We know that Weight = Mass × Acceleration due to gravity (W = m × g)
On Earth:
m = 10 kg
g = 9.8 m/s²
Wₑ = 10 × 9.8 = 98 N
On Moon:
Gravity on Moon = (1/6) × gravity on Earth
gₘ = 9.8 / 6 = 1.63 m/s²
Wₘ = 10 × 1.63 = 16.3 N
Therefore,
Weight on Earth = 98 N
Weight on Moon = 16.3 N
Q39. Why will a sheet of paper fall slower than one that is crumpled into a ball?
A sheet of paper falls slower than a crumpled paper ball because of air resistance.
The flat sheet has a larger surface area, so it experiences more air resistance while falling.
When the paper is crumpled into a ball, its surface area facing the air becomes smaller, reducing air resistance.
Therefore, the crumpled paper ball falls faster than the flat sheet.
Q40. Amit buys few grams of gold at the poles as per the instruction of one of his friends. He hands over the same when he meets him at the equator. Will the friend agree with the weight of gold bought? If not, why?
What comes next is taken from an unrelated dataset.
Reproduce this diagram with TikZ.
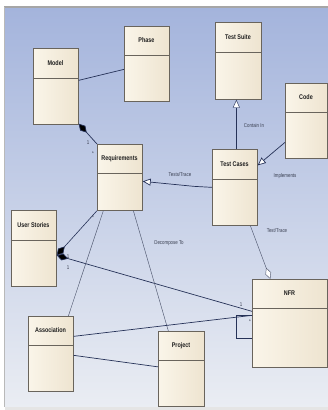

No, the friend will not agree with the weight of the gold.
This is because the value of acceleration due to gravity (g) is greater at the poles and smaller at the equator.
Since weight = mass × gravity (W = m × g), the weight of the same gold will be less at the equator than at the poles.
Therefore, the gold will weigh slightly less at the equator, even though its mass remains the same.